By: Anna Martin - Updated: 18 Aug 2012 | comments*Discuss
 
Alcohol Marketing Drinking Advertising

A huge percentage of the adult population consume alcohol. Drinking in moderation offers some health and social benefits, and the majority of people who consume alcohol are able to do so without causing any harm to themselves, or others. There are drinkers however, for whom alcohol misuse is a real problem, and these people will experience alcohol-related health disorders. Anti-social behaviour, crime and domestic violence will also increase as a result of issues caused by this minority of drinkers, who are unable to drink sensibly.

Although there is an alcohol harm reduction strategy firmly in place, in the UK, the cost of alcohol abuse continues to rise, and it is therefore a key feature of the Government’s public health policy.

Brand Appeal

Millions for pounds are spent on advertising and drinks promotion each year, and the amount rises steadily every single year. Alcohol is marketed in such a way that the brand becomes instantly familiar with young people, who are adept at interpreting the images and messages that are displayed in the eye-catching, innovative alcohol advertisements in the media.

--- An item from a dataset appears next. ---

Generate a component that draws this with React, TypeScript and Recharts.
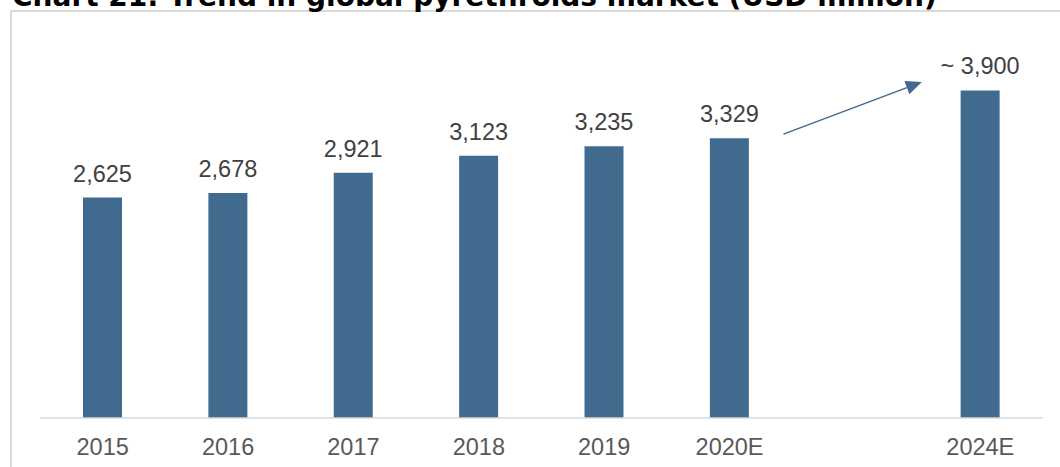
import { BarChart, Bar, XAxis, YAxis, LabelList, ReferenceLine } from "recharts";

const categories = ["2015", "2016", "2017", "2018", "2019", "2020E", " ", "2024E"];
const marketSize = [2625, 2678, 2921, 3123, 3235, 3329, null, 3900];
const approximate = [false, false, false, false, false, false, false, true];

// arrow between 2020E and 2024E, y in USD million
const arrowStart = { x: "2020E", y: 3380 };
const arrowEnd = { x: "2024E", y: 4000 };

const data = categories.map((year, i) => {
  const total = marketSize[i];
  let label: string | null = null;
  if (total != null) {
    const text = total.toLocaleString("en-US");
    // non-breaking space so the label stays on one line
    label = approximate[i] ? `~\u00A0${text}` : text;
  }
  return { year, total, label };
});

function TrendArrow(props: any) {
  const { x1, y1, x2, y2 } = props;
  const sx = x1 + (x2 - x1) * 0.215;
  const ex = x1 + (x2 - x1) * 0.767;
  const angle = Math.atan2(y2 - y1, ex - sx);
  const headLength = 16;
  const headHalf = 7;
  const cos = Math.cos(angle);
  const sin = Math.sin(angle);
  const bx = ex - headLength * cos;
  const by = y2 - headLength * sin;
  const points = [
    `${ex},${y2}`,
    `${bx - headHalf * sin},${by + headHalf * cos}`,
    `${bx + headHalf * sin},${by - headHalf * cos}`,
  ].join(" ");

  return (
    <g>
      <line x1={sx} y1={y1} x2={bx} y2={by} stroke="#41698F" strokeWidth={1.4} />
      <polygon points={points} fill="#41698F" />
    </g>
  );
}

export default function App() {
  return (
    <div
      style={{
        position: "absolute",
        left: 0,
        top: 0,
        width: 1060,
        height: 467,
        overflow: "hidden",
        background: "#fff",
      }}
    >
      <div
        style={{
          position: "absolute",
          left: 10,
          top: 10,
          width: 1100,
          height: 500,
          border: "2px solid #D9D9D9",
        }}
      />
      <svg
        width={1060}
        height={30}
        style={{ position: "absolute", left: 0, top: 0 }}
      >
        <text
          x={12}
          y={6}
          fontFamily="DejaVu Sans"
          fontWeight="bold"
          fontSize={28}
          fill="#000"
        >
          Chart 21: Trend in global pyrethroids market (USD million)
        </text>
      </svg>
      <div style={{ position: "absolute", left: 0, top: 0 }}>
        <BarChart
          width={1060}
          height={467}
          data={data}
          margin={{ top: 40, right: 17, left: 40, bottom: 0 }}
          style={{ fontFamily: "'Liberation Sans', Arial, sans-serif" }}
        >
          <XAxis
            dataKey="year"
            interval={0}
            height={49}
            tickLine={false}
            tickSize={6}
            tickMargin={14}
            axisLine={{ stroke: "#D9D9D9", strokeWidth: 1.5 }}
            tick={{ fontSize: 23.5, fill: "#595959" }}
          />
          <YAxis hide domain={[0, 4500]} />
          <Bar
            dataKey="total"
            fill="#416A8F"
            barSize={39}
            isAnimationActive={false}
          >
            <LabelList
              dataKey="label"
              position="top"
              offset={16}
              fill="#404040"
              fontSize={23.5}
            />
          </Bar>
          <ReferenceLine
            segment={[arrowStart, arrowEnd]}
            shape={TrendArrow}
            ifOverflow="visible"
          />
        </BarChart>
      </div>
    </div>
  );
}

In order that drink brands are not seen as promoting a beneficial improvement on social appeal, alcohol advertising is governed by a combination of legislation and self-regulation. These strict guidelines must also clearly not encourage any form of irresponsible behaviour, as a result of consuming an alcoholic product.

Mixed Messages

Traditionally the advertising of drinks is seen as being a direct message from the drinks industry to the consumer. In more recent years however, the marketing of drinks has become more sensitive to cultural trends, in the UK, and is aware of changing consumer preferences and requirements. Some drinks, like lager, are primarily targeted at men, whilst others specifically aim to catch the attention of women. In order to maintain sales the industry however, has increased the strength of some alcoholic beverages as a result of direct competition with the social drugs market.

New types of bars and venues are being opened to attract a younger clientele, and the youth culture now has more choice over branded designer alcopops and alcoholic energy drinks. Cut-price drink promotions, and the use of alcohol sponsorship in music, film and sport, also provides a significant increase in sales and product recognition.

Advertised sensibly these alcoholic products can provide a social incentive to responsible drinkers. There is an argument that alcohol advertising encourages young people to start drinking, and promotes drinking to excess. This debate focuses on young drinkers as a vulnerable group who are more susceptible to the messages the drinks industry put out, and voices concern over risky drinking and subsequent health-related issues.

The Rules

Depending on the media in question, there are sets of rules that the drinks industry must adhere to. These prohibit advertising that:

  • Targets young people under the age of 18.
  • Implies that drinking alcohol improves your social skills or makes you more sexually attractive.
  • Encourages any form of irresponsible drinking.
  • Suggests any form of association with drugs.
  • High alcoholic content should not be emphasised as being a positive quality.